Too much should never be read into the results of by-elections, as local issues and factors tend to dominate the voter’s agenda. So the fact that the BJP/NDA won seven of the 12 assembly by-elections for which results were declared yesterday (16 February) should not be seen as a major shot in the arm for it, though they are morale boosters, given that the BJP appears to be under siege nationally with the opposition ganging up against it.
The BJP won four seats (one in Madhya Pradesh, two in Karnataka and one in Uttar Pradesh), its allies won three (Shiv Sena in Palghar, Akali Dal in Khadoor Sahib, and RSLP in Harlakhee, Bihar); the Congress won one of three in Karnataka and one in UP, and lost one in Telangana to the TRS, the CPM won one in Tripura (where else?), and the SP one (in UP).
The biggest loser was the Samajwadi Party, which lost one seat to the Congress (Deoband) and another to the BJP (Muzaffarnagar), and the second biggest loser was the Congress (which lost the seat it held in Punjab to Akali Dal, and another it held in Madhya Pradesh to the BJP). In Karnataka, the BJP wrested one rural seat from the Congress and held on to its urban seat in Hebbal, while Congress gained one from KJP, B.S. Yeddyurappa’s former breakaway party that has now come back to BJP. So the BJP could be said to have lost this one.

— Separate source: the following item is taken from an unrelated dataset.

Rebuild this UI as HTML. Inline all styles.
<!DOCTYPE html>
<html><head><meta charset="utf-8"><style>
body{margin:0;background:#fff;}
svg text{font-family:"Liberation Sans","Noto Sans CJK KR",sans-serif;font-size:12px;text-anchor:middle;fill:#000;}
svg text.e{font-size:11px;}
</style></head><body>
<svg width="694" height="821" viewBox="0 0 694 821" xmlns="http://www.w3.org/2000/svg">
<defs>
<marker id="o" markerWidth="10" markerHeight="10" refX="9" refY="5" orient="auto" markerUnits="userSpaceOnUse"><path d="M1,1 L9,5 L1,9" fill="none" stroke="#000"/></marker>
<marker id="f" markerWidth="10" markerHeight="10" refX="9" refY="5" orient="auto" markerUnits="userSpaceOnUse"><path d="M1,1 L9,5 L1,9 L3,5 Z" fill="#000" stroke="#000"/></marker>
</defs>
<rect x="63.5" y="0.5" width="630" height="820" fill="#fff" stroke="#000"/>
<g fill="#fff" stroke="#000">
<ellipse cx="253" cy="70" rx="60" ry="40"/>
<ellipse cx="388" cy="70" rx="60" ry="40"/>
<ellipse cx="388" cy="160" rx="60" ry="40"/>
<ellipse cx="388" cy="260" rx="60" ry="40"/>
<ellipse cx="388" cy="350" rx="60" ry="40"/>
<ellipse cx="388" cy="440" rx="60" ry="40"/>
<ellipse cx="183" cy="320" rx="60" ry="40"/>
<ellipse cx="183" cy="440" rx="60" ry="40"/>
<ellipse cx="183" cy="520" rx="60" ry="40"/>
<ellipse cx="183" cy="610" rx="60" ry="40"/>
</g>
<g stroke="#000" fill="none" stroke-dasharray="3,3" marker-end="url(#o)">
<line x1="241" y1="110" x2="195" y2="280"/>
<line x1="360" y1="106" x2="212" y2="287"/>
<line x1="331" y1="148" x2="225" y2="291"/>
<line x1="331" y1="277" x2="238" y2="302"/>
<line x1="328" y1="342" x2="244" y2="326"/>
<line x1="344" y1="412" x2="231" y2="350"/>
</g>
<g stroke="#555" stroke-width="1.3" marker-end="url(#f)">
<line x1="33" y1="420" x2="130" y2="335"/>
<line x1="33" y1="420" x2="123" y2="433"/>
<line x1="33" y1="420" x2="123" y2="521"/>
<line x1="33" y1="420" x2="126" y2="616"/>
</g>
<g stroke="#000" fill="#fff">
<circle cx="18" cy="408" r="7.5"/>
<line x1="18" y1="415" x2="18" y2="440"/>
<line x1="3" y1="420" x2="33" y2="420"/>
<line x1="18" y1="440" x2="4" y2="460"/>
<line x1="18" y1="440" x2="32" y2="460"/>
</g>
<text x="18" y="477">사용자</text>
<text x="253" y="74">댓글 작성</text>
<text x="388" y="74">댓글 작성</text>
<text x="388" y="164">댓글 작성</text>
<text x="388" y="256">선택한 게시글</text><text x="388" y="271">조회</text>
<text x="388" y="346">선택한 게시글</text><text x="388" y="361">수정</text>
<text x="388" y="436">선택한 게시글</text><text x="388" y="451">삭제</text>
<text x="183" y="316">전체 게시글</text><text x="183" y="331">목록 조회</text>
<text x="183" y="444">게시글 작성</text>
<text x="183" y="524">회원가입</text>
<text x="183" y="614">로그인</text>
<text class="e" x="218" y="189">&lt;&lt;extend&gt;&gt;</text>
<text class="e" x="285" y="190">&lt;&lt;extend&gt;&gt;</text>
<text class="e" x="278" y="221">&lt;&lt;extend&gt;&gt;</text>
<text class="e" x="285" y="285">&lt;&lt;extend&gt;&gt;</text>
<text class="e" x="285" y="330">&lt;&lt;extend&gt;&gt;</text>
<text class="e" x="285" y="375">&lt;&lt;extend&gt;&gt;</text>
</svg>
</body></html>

However, some tentative pointers can be seen from these results.
First, what happens in mainstream media is largely out of sync with electoral realities. Given the high-decibel anti-BJP rhetoric dominating the English language media, one would have thought the BJP was on the ropes at least in the urban constituencies. Nothing of the kind happened.

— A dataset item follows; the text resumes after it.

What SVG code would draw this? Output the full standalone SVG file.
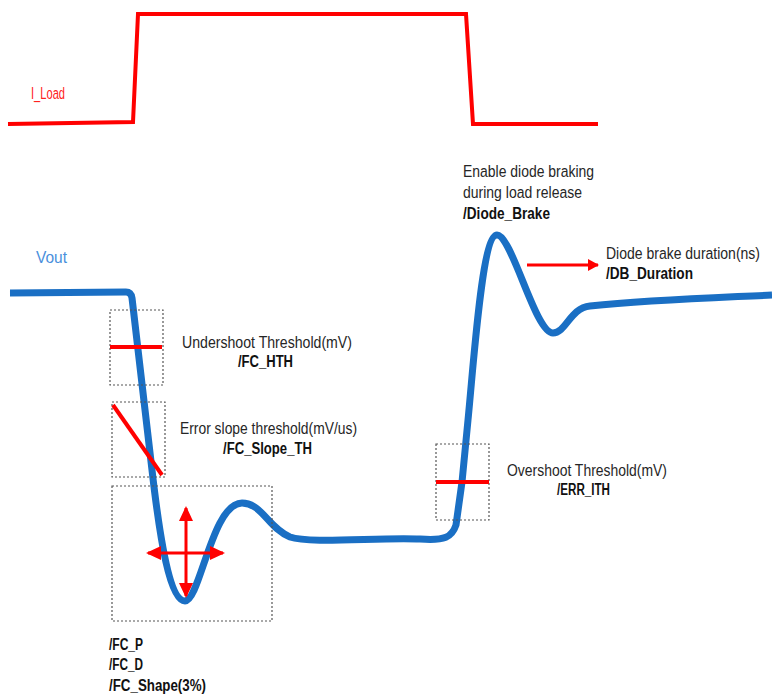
<svg xmlns="http://www.w3.org/2000/svg" width="772" height="696" viewBox="0 0 772 696">
<style>
.t{font-family:"Liberation Sans",Arial,sans-serif;font-size:17px;fill:#262626}
.b{font-weight:bold;fill:#111}
.box{fill:none;stroke:#555;stroke-width:1.2;stroke-dasharray:2 2}
.red{fill:none;stroke:#ff0000;stroke-width:4}
.arr{stroke:#ff0000;stroke-width:3;fill:none}
</style>
<defs>
<marker id="ah" viewBox="0 0 15 14" refX="13" refY="7" markerWidth="15" markerHeight="14" orient="auto-start-reverse" markerUnits="userSpaceOnUse">
<path d="M0,0 L15,7 L0,14 z" fill="#ff0000"/>
</marker>
<marker id="ah2" viewBox="0 0 11 12" refX="10" refY="6" markerWidth="11" markerHeight="12" orient="auto" markerUnits="userSpaceOnUse">
<path d="M0,0 L11,6 L0,12 z" fill="#ff0000"/>
</marker>
</defs>
<g id="iload">
<polyline class="red" points="8,124 133,122 138,14 466,14 473,124 598,124"/>
<text class="t" transform="translate(31,99) scale(0.82,1)" style="fill:#ff2020" textLength="41.5" lengthAdjust="spacingAndGlyphs">I_Load</text>
</g>
<g id="vout">
<path d="M10,293 L126,292 Q131,292 132,298 L152,470 C160,540 170,601 185,601 C200,601 212,503 242,503 C262,503 268,528 290,537 C310,544 380,537 420,539 C445,541 452,537 456,525 L462,482 L468,420 C474,360 482,235 497,235 C512,235 535,333 553,333 C566,333 570,308 590,306 C650,300 710,298 772,295" fill="none" stroke="#1a6fc4" stroke-width="7" stroke-linejoin="round"/>
<text class="t" transform="translate(36,263) scale(0.82,1)" style="fill:#4a90dc" textLength="37.8" lengthAdjust="spacingAndGlyphs">Vout</text>
</g>
<g id="undershoot">
<rect class="box" x="110" y="310" width="53" height="75"/>
<line x1="110" y1="347" x2="162" y2="347" class="red"/>
<text class="t" transform="translate(182,348) scale(0.82,1)" textLength="207.3" lengthAdjust="spacingAndGlyphs">Undershoot Threshold(mV)</text>
<text class="t b" transform="translate(238,367) scale(0.82,1)" textLength="67.1" lengthAdjust="spacingAndGlyphs">/FC_HTH</text>
</g>
<g id="slope">
<rect class="box" x="112" y="402" width="53" height="75"/>
<line x1="113" y1="405" x2="162" y2="475" class="red"/>
<text class="t" transform="translate(180,434) scale(0.82,1)" textLength="215.9" lengthAdjust="spacingAndGlyphs">Error slope threshold(mV/us)</text>
<text class="t b" transform="translate(223,454) scale(0.82,1)" textLength="108.5" lengthAdjust="spacingAndGlyphs">/FC_Slope_TH</text>
</g>
<g id="shape">
<rect class="box" x="112" y="486" width="160" height="135"/>
<text class="t b" transform="translate(109,650) scale(0.82,1)" textLength="41.5" lengthAdjust="spacingAndGlyphs">/FC_P</text>
<text class="t b" transform="translate(109,670) scale(0.82,1)" textLength="41.5" lengthAdjust="spacingAndGlyphs">/FC_D</text>
<text class="t b" transform="translate(109,691) scale(0.82,1)" textLength="118.3" lengthAdjust="spacingAndGlyphs">/FC_Shape(3%)</text>
</g>
<g id="overshoot">
<rect class="box" x="436" y="444" width="53" height="76"/>
<line x1="436" y1="482" x2="489" y2="482" class="red"/>
<text class="t" transform="translate(507,476) scale(0.82,1)" textLength="195.1" lengthAdjust="spacingAndGlyphs">Overshoot Threshold(mV)</text>
<text class="t b" transform="translate(557,495) scale(0.82,1)" textLength="64.6" lengthAdjust="spacingAndGlyphs">/ERR_ITH</text>
</g>
<g id="diodebrake">
<text class="t" transform="translate(463,177) scale(0.82,1)" textLength="159.8" lengthAdjust="spacingAndGlyphs">Enable diode braking</text>
<text class="t" transform="translate(463,198) scale(0.82,1)" textLength="145.1" lengthAdjust="spacingAndGlyphs">during load release</text>
<text class="t b" transform="translate(463,219) scale(0.82,1)" textLength="106.1" lengthAdjust="spacingAndGlyphs">/Diode_Brake</text>
</g>
<g id="dbduration">
<text class="t" transform="translate(606,259) scale(0.82,1)" textLength="187.8" lengthAdjust="spacingAndGlyphs">Diode brake duration(ns)</text>
<text class="t b" transform="translate(606,279) scale(0.82,1)" textLength="106.1" lengthAdjust="spacingAndGlyphs">/DB_Duration</text>
</g>
<g id="connectors">
<line x1="527" y1="265" x2="598" y2="265" class="arr" stroke-width="2.5" marker-end="url(#ah2)"/>
<line x1="148" y1="553" x2="223" y2="553" class="arr" marker-start="url(#ah)" marker-end="url(#ah)"/>
<line x1="186" y1="508" x2="186" y2="596" class="arr" marker-start="url(#ah)" marker-end="url(#ah)"/>
</g>
</svg>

Second, leaving state assembly elections to the local bosses to handle appears to have worked well for BJP. The party appears to be learning something from its stinging defeats in Delhi and Bihar, where it believed that the Modi factor would bring victory. In Assam, the BJP is largely leaving the fight to the local leadership, though Modi will be addressing a few rallies there.

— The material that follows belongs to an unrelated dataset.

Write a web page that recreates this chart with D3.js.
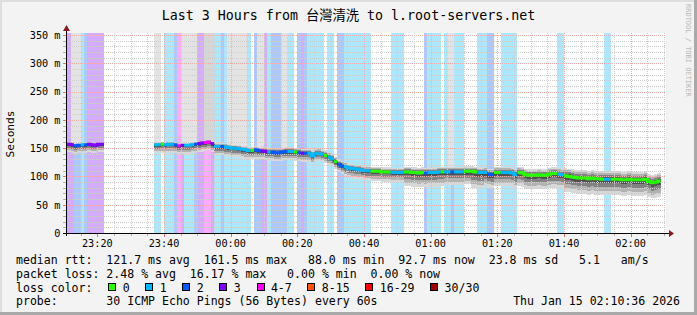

Third, the SP – which lost two seats – has reason to worry; while it has lost the Muzaffarnagar seat to the BJP possibly due to some Hindu consolidation, its loss in Deoband to Congress means it cannot bank completely on the Muslim vote. If 2017, sees the BSP and Congress tying up, all bets are off for both SP and BJP.
Fourth, the Akali Dal’s wresting of the Punjab seat from the Congress is another signal, since the general assumption was that the Akali-BJP team was facing anti-incumbency, and also due to poor law and order and the growing drug menace. The Congress is clearly not the force it once was in Punjab, and if any anti-incumbency is to be reaped, it could be a third force like the Aam Aadmi Party, which fared well in 2014.
Fifth, the Karnataka results should come as a warning signal for the Congress too, as it is reaping the results of poor governance, especially in urban areas.
Sixth, the BJP’s gain in Madhya Pradesh despite negative publicity in the Vyapam scam and the sheer anti-incumbency pressures that should have been built up for Shivraj Singh Chouhan, underscores the importance of state leadership in state-level elections.